§ Material shown
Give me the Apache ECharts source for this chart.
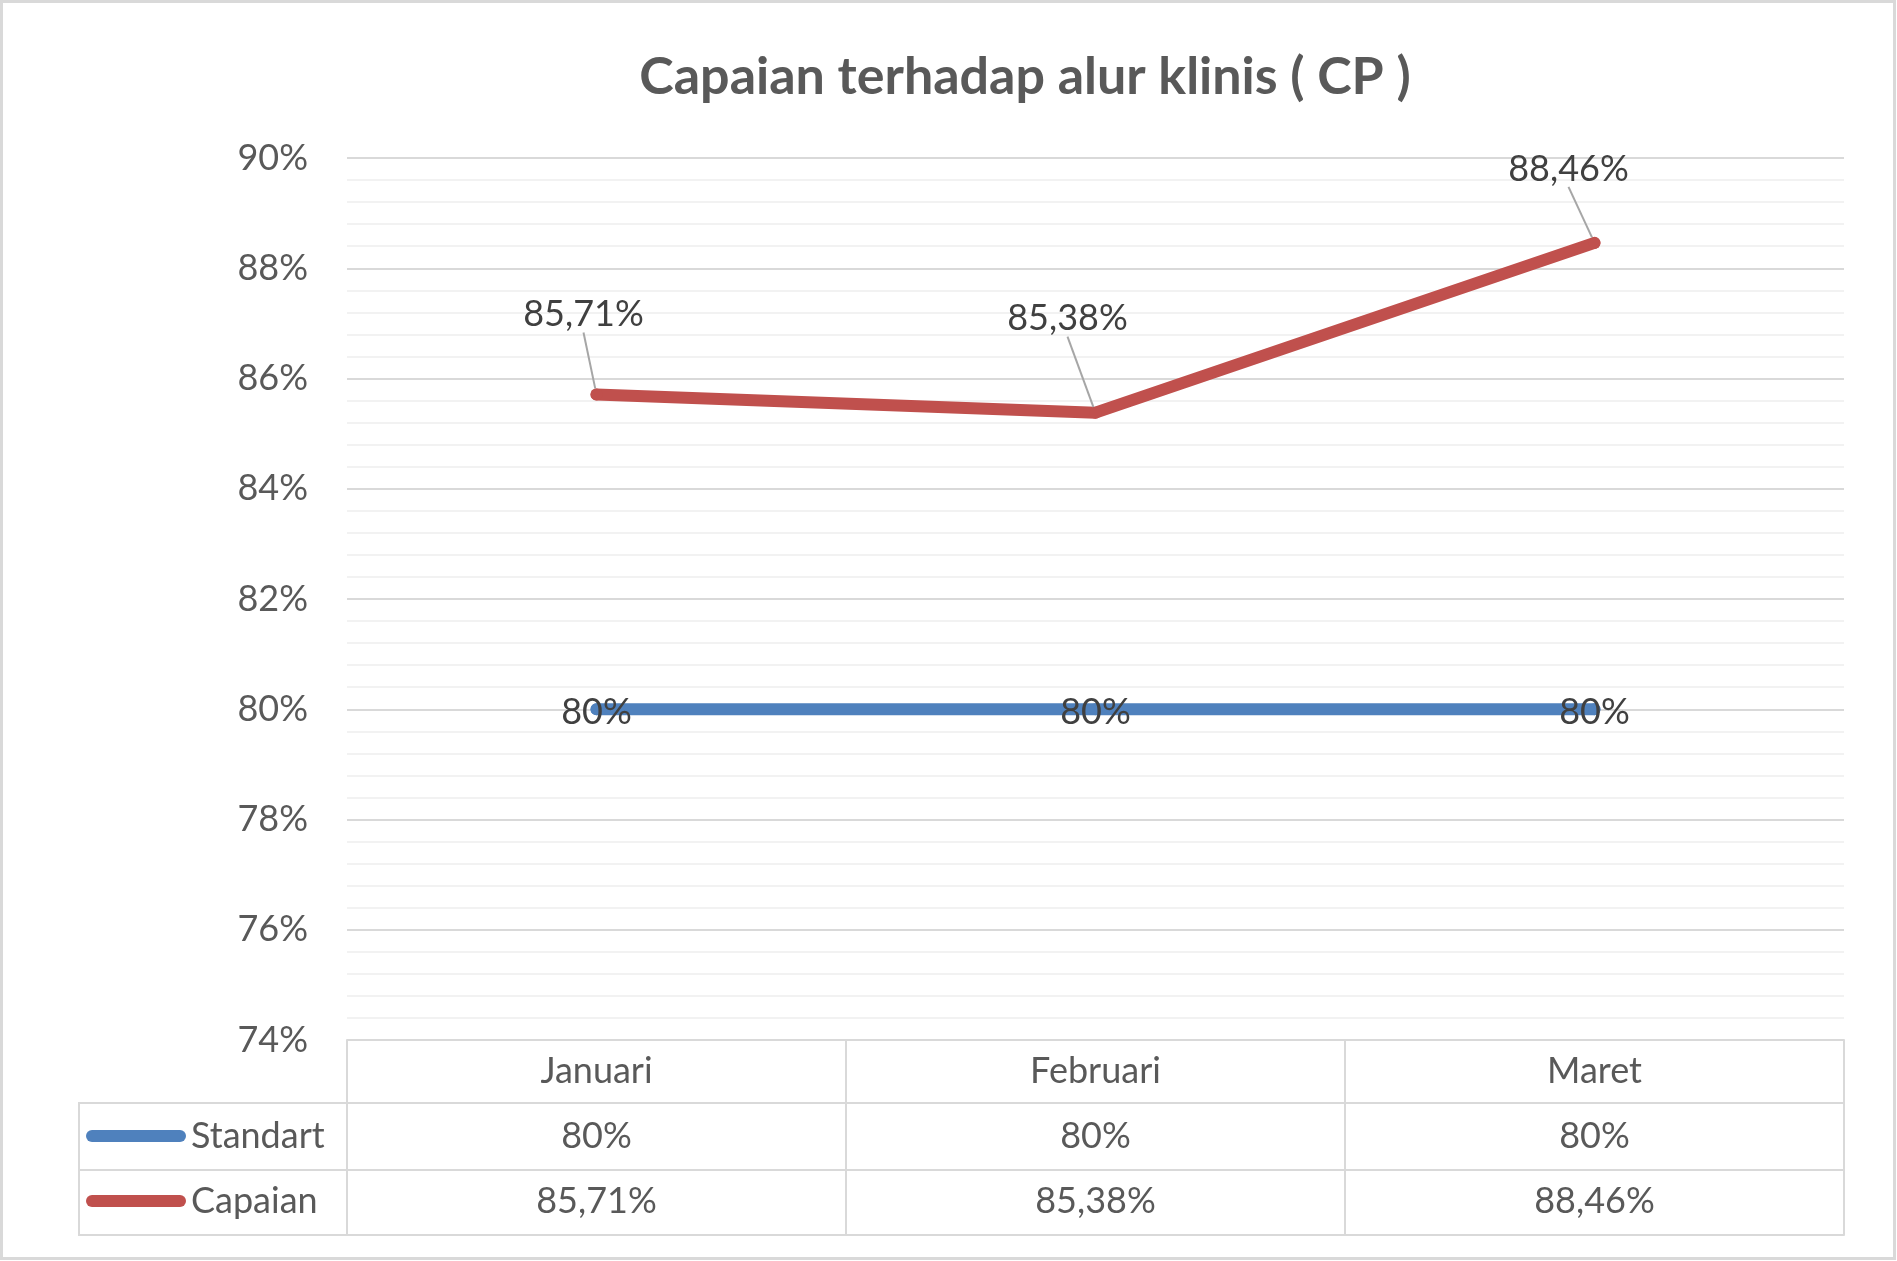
<!DOCTYPE html>
<html>
<head>
<meta charset="utf-8">
<script src="https://cdn.jsdelivr.net/npm/echarts@6/dist/echarts.min.js"></script>
<style>
  html, body { margin: 0; padding: 0; background: #fff; }
  #chart { width: 1897px; height: 1261px; }
</style>
</head>
<body>
<div id="chart"></div>
<script>
// data
var months = ['Januari', 'Februari', 'Maret'];
var standart = [80, 80, 80];
var capaian = [85.71, 85.38, 88.46];
var yTicks = { min: 74, max: 90, step: 2 };

function pct(v) {
    return String(v).replace('.', ',') + '%';
}

var FONT = 'Lato';
var FS = 36;
var grey = '#595959';
var dark = '#404040';
var lineC = '#d9d9d9';

// layout of plot + table
var G = { left: 347, right: 53, top: 158, bottom: 221 };
var W = 1897, H = 1261;
var plotBottom = H - G.bottom;     // 1040
var tableLeft = 79;
var rowH = [63, 67, 65];

// offsets of the capaian labels (label centre vs point)
var capOffset = [[-13, -80], [-28, -94], [-26, -74]];

var chart = echarts.init(document.getElementById('chart'));

var legendIcon = 'path://M6,0 L94,0 A6,6 0 0 1 94,12 L6,12 A6,6 0 0 1 6,0 Z';

function tableAxis(offset, labels, tickLen, margin) {
    return {
        type: 'category',
        data: months,
        position: 'bottom',
        offset: offset,
        axisLine: { show: true, lineStyle: { color: lineC, width: 2 } },
        axisTick: { show: tickLen > 0, length: tickLen, lineStyle: { color: lineC, width: 2 } },
        axisLabel: {
            show: !!labels,
            margin: margin,
            fontFamily: FONT,
            fontSize: FS,
            color: grey,
            formatter: function (v, i) { return labels ? labels[i] : v; }
        },
        splitLine: { show: false }
    };
}

var option = {
    backgroundColor: '#fff',
    animation: false,
    title: {
        text: 'Capaian terhadap alur klinis ( CP )',
        left: 1020,
        top: 46,
        textAlign: 'center',
        textStyle: { fontFamily: FONT, fontSize: 52, fontWeight: 'bold', color: grey }
    },
    legend: [
        {
            data: ['Standart'], left: 81, top: 1113, icon: legendIcon,
            itemWidth: 100, itemHeight: 12, selectedMode: false,
            textStyle: { fontFamily: FONT, fontSize: FS, color: grey }
        },
        {
            data: ['Capaian'], left: 81, top: 1178, icon: legendIcon,
            itemWidth: 100, itemHeight: 12, selectedMode: false,
            textStyle: { fontFamily: FONT, fontSize: FS, color: grey }
        }
    ],
    grid: { left: G.left, right: G.right, top: G.top, bottom: G.bottom },
    xAxis: [
        tableAxis(0, months, rowH[0], 13),
        tableAxis(rowH[0], standart.map(pct), rowH[1], 15),
        tableAxis(rowH[0] + rowH[1], capaian.map(pct), rowH[2], 13),
        tableAxis(rowH[0] + rowH[1] + rowH[2], null, 0, 0)
    ],
    yAxis: {
        type: 'value',
        min: yTicks.min,
        max: yTicks.max,
        interval: yTicks.step,
        axisLine: { show: false },
        axisTick: { show: false },
        axisLabel: {
            margin: 39,
            fontFamily: FONT,
            fontSize: FS,
            color: grey,
            formatter: '{value}%'
        },
        splitLine: { show: true, lineStyle: { color: lineC, width: 2 } },
        minorTick: { show: false, splitNumber: 5 },
        minorSplitLine: { show: true, lineStyle: { color: '#f2f2f2', width: 2 } }
    },
    series: [
        {
            name: 'Standart',
            type: 'line',
            data: standart,
            symbol: 'circle',
            symbolSize: 12,
            itemStyle: { color: '#4f81bd' },
            lineStyle: { color: '#4f81bd', width: 12, cap: 'round' },
            label: {
                show: true,
                position: 'inside',
                offset: [0, 3],
                fontFamily: FONT,
                fontSize: FS,
                color: dark,
                formatter: function (p) { return pct(p.value); }
            },
            z: 3
        },
        {
            name: 'Capaian',
            type: 'line',
            data: capaian,
            symbol: 'circle',
            symbolSize: 12,
            itemStyle: { color: '#c0504d' },
            lineStyle: { color: '#c0504d', width: 12, cap: 'round' },
            label: {
                show: true,
                position: 'inside',
                fontFamily: FONT,
                fontSize: FS,
                color: dark,
                formatter: function (p) { return pct(p.value); }
            },
            labelLine: { show: true, lineStyle: { color: '#a6a6a6', width: 2 } },
            labelLayout: function (p) {
                var o = capOffset[p.dataIndex];
                return { dx: o[0], dy: o[1] };
            },
            z: 4
        }
    ],
    graphic: [
        {
            type: 'rect',
            shape: { x: 1.5, y: 1.5, width: W - 4, height: H - 4 },
            style: { fill: null, stroke: lineC, lineWidth: 3 },
            silent: true
        },
        {
            type: 'polyline',
            shape: {
                points: [
                    [G.left, plotBottom + rowH[0]],
                    [tableLeft, plotBottom + rowH[0]],
                    [tableLeft, plotBottom + rowH[0] + rowH[1] + rowH[2]],
                    [G.left, plotBottom + rowH[0] + rowH[1] + rowH[2]]
                ]
            },
            style: { fill: null, stroke: lineC, lineWidth: 2 },
            silent: true
        },
        {
            type: 'line',
            shape: {
                x1: tableLeft, y1: plotBottom + rowH[0] + rowH[1],
                x2: G.left, y2: plotBottom + rowH[0] + rowH[1]
            },
            style: { stroke: lineC, lineWidth: 2 },
            silent: true
        },
        {
            type: 'line',
            shape: {
                x1: G.left, y1: plotBottom,
                x2: G.left, y2: plotBottom + rowH[0] + rowH[1] + rowH[2]
            },
            style: { stroke: lineC, lineWidth: 2 },
            silent: true
        }
    ]
};

chart.setOption(option);
</script>
</body>
</html>
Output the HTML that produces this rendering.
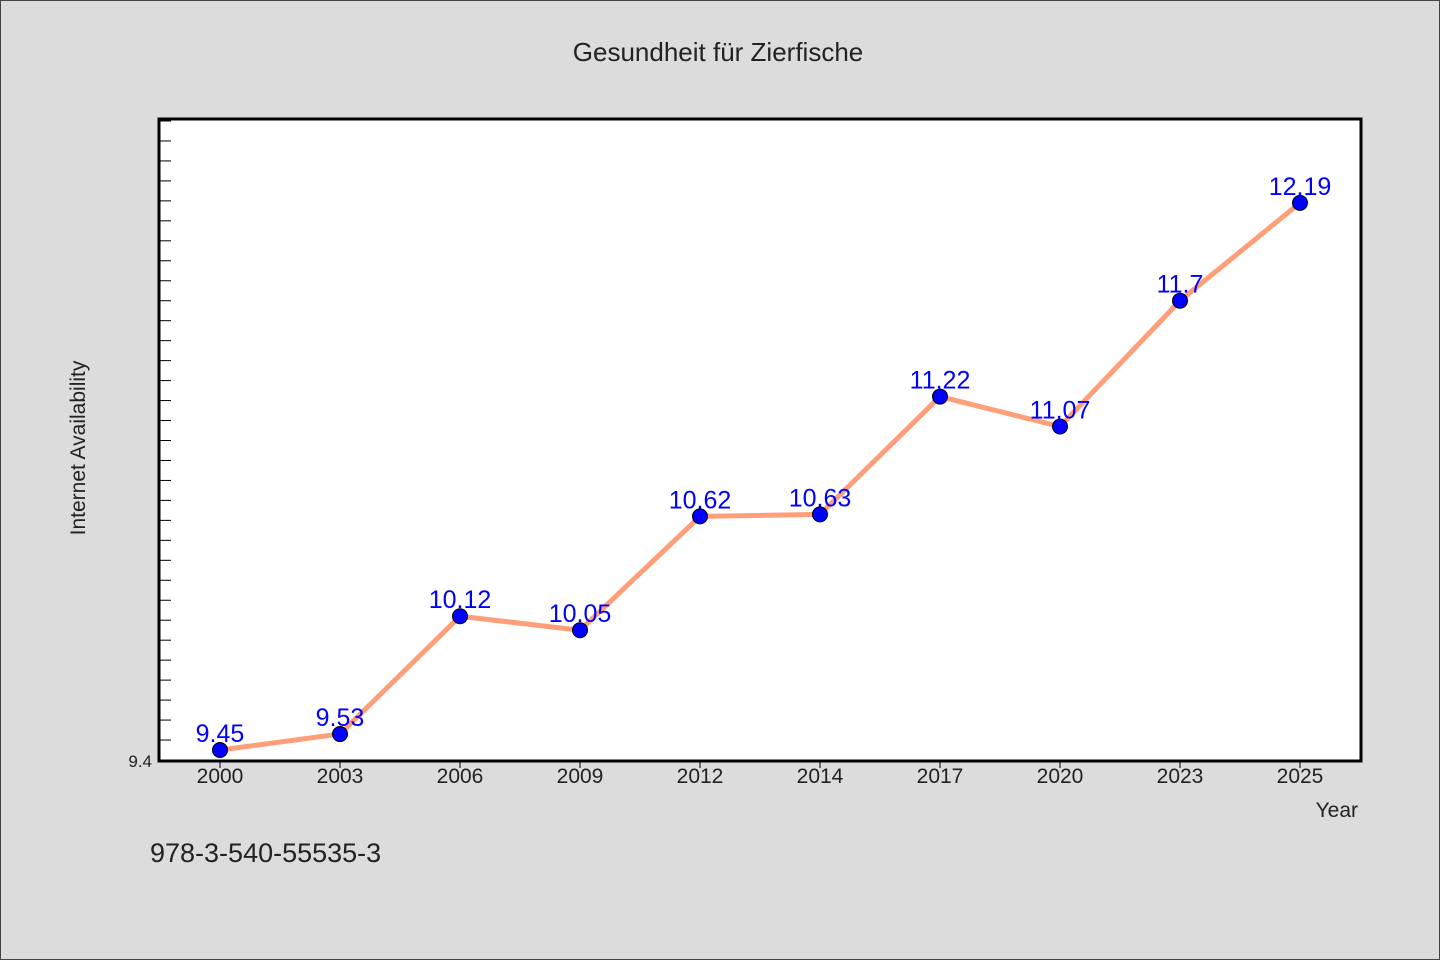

§ What to do
Search the listing above for the string "this". Copy every line that contains it.

§ Correct response
Give me the Apache ECharts source for this chart.
Output the HTML that produces this rendering.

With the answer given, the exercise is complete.